Web .litertlm (early preview) feature matrix#

Web .litertlm inference runs Gemma .litertlm models in the browser via the upstream @litert-lm/core package (WebGPU + WASM). It is an early preview and a subset of the native path. MediaPipe .task on web is unaffected and remains fully supported.

Works on web .litertlm: text generation (sync + streaming), multi-turn chat with history, system instruction, concurrent sessions (serialized), large models via OPFS streaming, GPU only.

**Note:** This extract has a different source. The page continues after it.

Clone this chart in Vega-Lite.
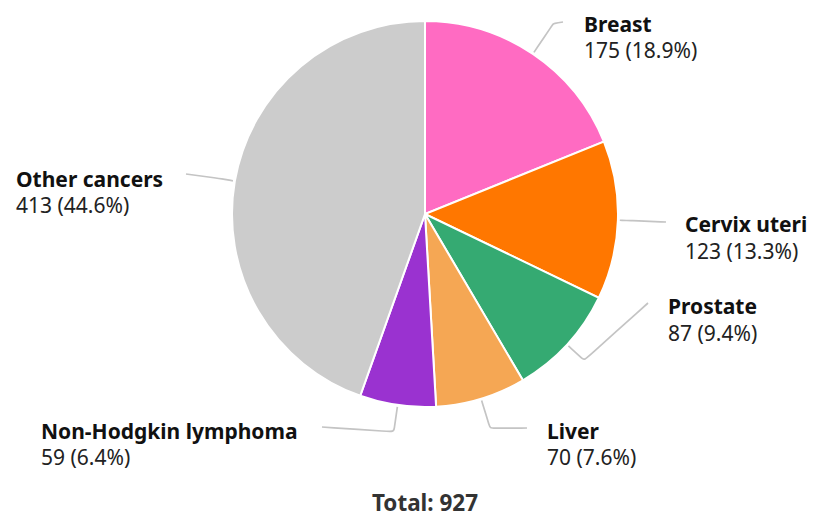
{
  "$schema": "https://vega.github.io/schema/vega-lite/v6.json",
  "width": 814,
  "height": 519,
  "autosize": {"type": "fit", "contains": "padding"},
  "padding": 0,
  "background": "white",
  "config": {"view": {"stroke": null}, "font": "Noto Sans"},
  "data": {
    "values": [
      {"category": "Breast", "value": 175},
      {"category": "Cervix uteri", "value": 123},
      {"category": "Prostate", "value": 87},
      {"category": "Liver", "value": 70},
      {"category": "Non-Hodgkin lymphoma", "value": 59},
      {"category": "Other cancers", "value": 413}
    ]
  },
  "transform": [
    {"window": [{"op": "sum", "field": "value", "as": "cum"}], "frame": [null, 0]},
    {"joinaggregate": [{"op": "sum", "field": "value", "as": "total"}]},
    {"calculate": "(datum.cum - datum.value) / datum.total", "as": "f0"},
    {"calculate": "datum.cum / datum.total", "as": "f1"},
    {"calculate": "2 * PI * (datum.cum - datum.value / 2) / datum.total", "as": "ang"},
    {"calculate": "format(datum.value, 'd') + ' (' + format(100 * datum.value / datum.total, '.1f') + '%)'", "as": "vlabel"},
    {"calculate": "datum.category==='Breast'?1.19:datum.category==='Cervix uteri'?1.08:datum.category==='Prostate'?1.12:datum.category==='Liver'?1.16:datum.category==='Non-Hodgkin lymphoma'?1.14:1.08", "as": "re"},
    {"calculate": "datum.category==='Breast'?0.7150:datum.category==='Cervix uteri'?1.2487:datum.category==='Prostate'?1.1554:datum.category==='Liver'?0.5285:datum.category==='Non-Hodgkin lymphoma'?-0.5337:-1.2383", "as": "endx"},
    {"calculate": "datum.category==='Breast'?0.9948:datum.category==='Cervix uteri'?-0.0415:datum.category==='Prostate'?-0.4611:datum.category==='Liver'?-1.1088:datum.category==='Non-Hodgkin lymphoma'?-1.1036:0.2073", "as": "endy"},
    {"calculate": "datum.category==='Breast'?0.8238:datum.category==='Cervix uteri'?1.3472:datum.category==='Prostate'?1.2591:datum.category==='Liver'?0.6321:datum.category==='Non-Hodgkin lymphoma'?-1.9896:-2.1192", "as": "lx"},
    {"calculate": "datum.category==='Breast'?0.9793:datum.category==='Cervix uteri'?-0.0570:datum.category==='Prostate'?-0.4819:datum.category==='Liver'?-1.1295:datum.category==='Non-Hodgkin lymphoma'?-1.1295:0.1762", "as": "ly"}
  ],
  "layer": [
    {
      "mark": {"type": "arc", "outerRadius": 193, "stroke": "white", "strokeWidth": 2},
      "encoding": {
        "x": {"datum": 0, "type": "quantitative", "scale": {"domain": [-2.20207, 2.01554], "nice": false, "zero": false}, "axis": null},
        "y": {"datum": 0, "type": "quantitative", "scale": {"domain": [-1.58031, 1.10881], "nice": false, "zero": false}, "axis": null},
        "theta": {"field": "f0", "type": "quantitative", "scale": {"type": "linear", "domain": [0, 1], "range": [0, 6.283185307179586]}, "stack": null},
        "theta2": {"field": "f1"},
        "color": {
          "field": "category", "type": "nominal", "legend": null,
          "scale": {
            "domain": ["Breast", "Cervix uteri", "Prostate", "Liver", "Non-Hodgkin lymphoma", "Other cancers"],
            "range": ["#ff6bc2", "#ff7700", "#35aa72", "#f5a754", "#9a32d0", "#cccccc"]
          }
        }
      }
    },
    {
      "transform": [
        {"calculate": "0", "as": "p0"},
        {"calculate": "1", "as": "p1"},
        {"calculate": "2", "as": "p2"},
        {"calculate": "3", "as": "p3"},
        {"fold": ["p0", "p1", "p2", "p3"], "as": ["pt", "idx"]},
        {"calculate": "datum.idx===0 ? 1.01*sin(datum.ang) : datum.idx===3 ? datum.endx : datum.re*sin(datum.ang)", "as": "px"},
        {"calculate": "datum.idx===0 ? 1.01*cos(datum.ang) : datum.idx===3 ? datum.endy : datum.re*cos(datum.ang)", "as": "py"}
      ],
      "mark": {"type": "line", "color": "#c4c4c4", "strokeWidth": 1.7, "interpolate": "basis"},
      "encoding": {
        "x": {"field": "px", "type": "quantitative", "scale": {"domain": [-2.20207, 2.01554], "nice": false, "zero": false}, "axis": null},
        "y": {"field": "py", "type": "quantitative", "scale": {"domain": [-1.58031, 1.10881], "nice": false, "zero": false}, "axis": null},
        "detail": {"field": "category", "type": "nominal"},
        "order": {"field": "idx", "type": "quantitative"}
      }
    },
    {
      "mark": {"type": "text", "align": "left", "baseline": "middle", "fontSize": 21, "fontWeight": "bold", "color": "#111111", "font": "Noto Sans", "dy": 1},
      "encoding": {
        "x": {"field": "lx", "type": "quantitative", "scale": {"domain": [-2.20207, 2.01554], "nice": false, "zero": false}, "axis": null},
        "y": {"field": "ly", "type": "quantitative", "scale": {"domain": [-1.58031, 1.10881], "nice": false, "zero": false}, "axis": null},
        "text": {"field": "category", "type": "nominal"}
      }
    },
    {
      "mark": {"type": "text", "align": "left", "baseline": "middle", "fontSize": 21, "dy": 27.5, "color": "#222222", "font": "Noto Sans"},
      "encoding": {
        "x": {"field": "lx", "type": "quantitative", "scale": {"domain": [-2.20207, 2.01554], "nice": false, "zero": false}, "axis": null},
        "y": {"field": "ly", "type": "quantitative", "scale": {"domain": [-1.58031, 1.10881], "nice": false, "zero": false}, "axis": null},
        "text": {"field": "vlabel", "type": "nominal"}
      }
    },
    {
      "transform": [
        {"aggregate": [{"op": "sum", "field": "value", "as": "tot"}]},
        {"calculate": "'Total: ' + format(datum.tot, 'd')", "as": "ttext"}
      ],
      "mark": {"type": "text", "align": "center", "baseline": "middle", "fontSize": 22.5, "fontWeight": "bold", "color": "#333333", "font": "Noto Sans"},
      "encoding": {
        "x": {"datum": 0, "type": "quantitative", "scale": {"domain": [-2.20207, 2.01554], "nice": false, "zero": false}, "axis": null},
        "y": {"datum": -1.5026, "type": "quantitative", "scale": {"domain": [-1.58031, 1.10881], "nice": false, "zero": false}, "axis": null},
        "text": {"field": "ttext", "type": "nominal"}
      }
    }
  ]
}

Not supported on web .litertlm yet (mobile/desktop only):

  • Vision / image input — image inputs are dropped with a debug warning.
  • Audio input — no Audio executor config in the JS API.
  • Thinking modeextraContext thinking channel is not wired on web.
  • Function calling / tool calls — not available on the web runtime.
  • LoRA weightsloraPath throws UnsupportedError.
For full vision / audio / thinking / function calling on web today, use MediaPipe `.task` web models instead. These web `.litertlm` limits track the upstream `@litert-lm/core` early-preview API and will lift as Google extends the JS executor surface.

Desktop storage locations#

Desktop builds store downloaded models outside the user's Documents/ folder to avoid OneDrive / iCloud / Domain-Roaming sync corrupting FFI mmap of large .litertlm files:

  • Windows: %LOCALAPPDATA%\flutter_gemma\ (never OneDrive-synced)
  • macOS: ~/Library/Application Support/<bundle>/flutter_gemma/
  • Linux: ~/.local/share/<app>/flutter_gemma/

Models installed by older 0.14.x / 0.15.0 builds that still live under Documents/ keep working via a fallback read.

Multimodal#

  • Ensure you're using a multimodal model (Gemma 4, Gemma3n E2B/E4B, FastVLM).
  • Set supportImage: true (and supportAudio: true for audio) when creating the model.
  • Check device memory — multimodal models require more RAM.
  • Use the GPU backend for better performance. See Multimodal.

Function calling#

  • Function calling is supported only by select models (Gemma 4, Gemma3n, Gemma 3 1B, FunctionGemma, DeepSeek, Qwen, Phi-4). Unsupported models log a warning and ignore tools — they still work for text generation. Check supportsFunctionCalls. See Function Calling.